- [TASK DETAILS]:
Begin with the first line below and retype each line exactly through the line containing "const lowSummary = [80, 84, 84];". Any pictures are to be left out.

- [DATASET SECTION]:
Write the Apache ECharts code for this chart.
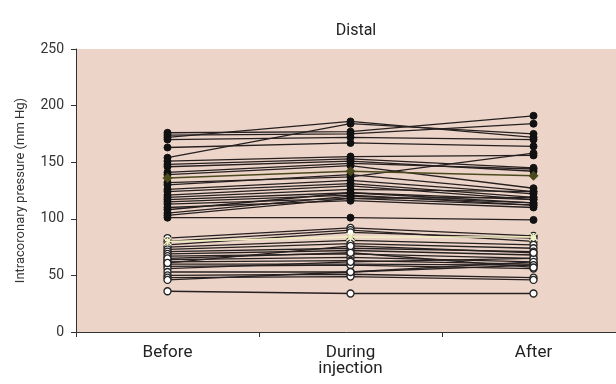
<!DOCTYPE html>
<html>
<head>
<meta charset="utf-8">
<script src="https://cdn.jsdelivr.net/npm/echarts@6/dist/echarts.min.js"></script>
<style>
  html, body { margin: 0; padding: 0; background: #fff; }
  #chart { width: 616px; height: 384px; }
</style>
</head>
<body>
<div id="chart"></div>
<script>
  // x categories
  const stages = ['Before', 'During\ninjection', 'After'];
  const yTicks = [0, 50, 100, 150, 200, 250];

  // filled dots: higher-pressure patients [before, during, after]
  const highGroup = [
    [176, 177, 191], [174, 175, 184], [172, 186, 172], [170, 172, 170],
    [163, 167, 164], [154, 184, 175], [151, 155, 156], [148, 153, 145],
    [146, 151, 142], [141, 149, 144], [139, 147, 127], [132, 137, 158],
    [130, 139, 124], [126, 134, 122], [124, 131, 119], [121, 129, 117],
    [119, 126, 124], [117, 123, 114], [115, 121, 112], [113, 118, 119],
    [110, 116, 110], [108, 123, 117], [105, 120, 114], [103, 118, 112],
    [101, 101, 99]
  ];

  // open dots: lower-pressure patients [before, during, after]
  const lowGroup = [
    [83, 92, 85], [80, 90, 80], [77, 88, 83], [75, 81, 77], [73, 78, 74],
    [71, 74, 71], [69, 72, 68], [67, 69, 65], [64, 66, 62], [62, 63, 60],
    [60, 60, 59], [58, 59, 56], [56, 62, 65], [53, 53, 62], [50, 51, 48],
    [48, 49, 46], [46, 53, 59], [36, 34, 34], [65, 70, 57], [61, 76, 70]
  ];

  // group summary lines
  const highSummary = [136, 142, 138];
  const lowSummary = [80, 84, 84];

  const font = '"Liberation Sans Narrow", "Roboto", Arial, sans-serif';
  const series = [];

  highGroup.forEach(function (d) {
    series.push({
      type: 'line', data: d, symbol: 'circle', symbolSize: 7,
      lineStyle: { color: '#262020', width: 1.3 },
      itemStyle: { color: '#111', borderColor: '#111', borderWidth: 1 },
      silent: true, animation: false
    });
  });
  lowGroup.forEach(function (d) {
    series.push({
      type: 'line', data: d, symbol: 'circle', symbolSize: 7,
      lineStyle: { color: '#262020', width: 1.3 },
      itemStyle: { color: '#fff', borderColor: '#222', borderWidth: 1.3 },
      silent: true, animation: false
    });
  });
  series.push({
    type: 'line', data: highSummary, symbol: 'diamond', symbolSize: 10,
    lineStyle: { color: '#4b4a1c', width: 1.5 },
    itemStyle: { color: '#4b4a1c' }, z: 5, animation: false
  });
  series.push({
    type: 'line', data: lowSummary, symbol: 'path://M0,0L10,10M10,0L0,10M5,0L5,10', symbolSize: 8,
    lineStyle: { color: '#f2efc0', width: 1.5 },
    itemStyle: { color: '#f2efc0', borderColor: '#f2efc0', borderWidth: 1.5 }, z: 5, animation: false
  });

  const chart = echarts.init(document.getElementById('chart'));
  chart.setOption({
    animation: false,
    title: {
      text: 'Distal', left: 351, top: 18, textAlign: 'center',
      textStyle: { fontFamily: font, fontSize: 16, fontWeight: 'normal', color: '#222' }
    },
    grid: {
      left: 76, top: 49, width: 549, bottom: 52,
      outerBoundsMode: 'none',
      show: true, backgroundColor: '#ecd4c9', borderWidth: 0
    },
    xAxis: {
      type: 'category', data: stages,
      axisLine: { lineStyle: { color: '#333', width: 1 } },
      axisTick: { show: true, length: 5, lineStyle: { color: '#333' } },
      axisLabel: { fontFamily: font, fontSize: 17, color: '#222', margin: 13, lineHeight: 16 },
      splitLine: { show: false }
    },
    yAxis: {
      type: 'value', min: yTicks[0], max: yTicks[yTicks.length - 1], interval: 50,
      name: 'Intracoronary pressure (mm Hg)', nameLocation: 'middle', nameGap: 49,
      nameTextStyle: { fontFamily: font, fontSize: 13, color: '#333' },
      axisLine: { show: true, lineStyle: { color: '#333', width: 1 } },
      axisTick: { show: true, length: 5, lineStyle: { color: '#333' } },
      axisLabel: { fontFamily: font, fontSize: 14, color: '#333', margin: 12 },
      splitLine: { show: false }
    },
    series: series
  });
</script>
</body>
</html>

- [ANSWER IN FULL]:
Write the Apache ECharts code for this chart.
<!DOCTYPE html>
<html>
<head>
<meta charset="utf-8">
<script src="https://cdn.jsdelivr.net/npm/echarts@6/dist/echarts.min.js"></script>
<style>
  html, body { margin: 0; padding: 0; background: #fff; }
  #chart { width: 616px; height: 384px; }
</style>
</head>
<body>
<div id="chart"></div>
<script>
  // x categories
  const stages = ['Before', 'During\ninjection', 'After'];
  const yTicks = [0, 50, 100, 150, 200, 250];

  // filled dots: higher-pressure patients [before, during, after]
  const highGroup = [
    [176, 177, 191], [174, 175, 184], [172, 186, 172], [170, 172, 170],
    [163, 167, 164], [154, 184, 175], [151, 155, 156], [148, 153, 145],
    [146, 151, 142], [141, 149, 144], [139, 147, 127], [132, 137, 158],
    [130, 139, 124], [126, 134, 122], [124, 131, 119], [121, 129, 117],
    [119, 126, 124], [117, 123, 114], [115, 121, 112], [113, 118, 119],
    [110, 116, 110], [108, 123, 117], [105, 120, 114], [103, 118, 112],
    [101, 101, 99]
  ];

  // open dots: lower-pressure patients [before, during, after]
  const lowGroup = [
    [83, 92, 85], [80, 90, 80], [77, 88, 83], [75, 81, 77], [73, 78, 74],
    [71, 74, 71], [69, 72, 68], [67, 69, 65], [64, 66, 62], [62, 63, 60],
    [60, 60, 59], [58, 59, 56], [56, 62, 65], [53, 53, 62], [50, 51, 48],
    [48, 49, 46], [46, 53, 59], [36, 34, 34], [65, 70, 57], [61, 76, 70]
  ];

  // group summary lines
  const highSummary = [136, 142, 138];
  const lowSummary = [80, 84, 84];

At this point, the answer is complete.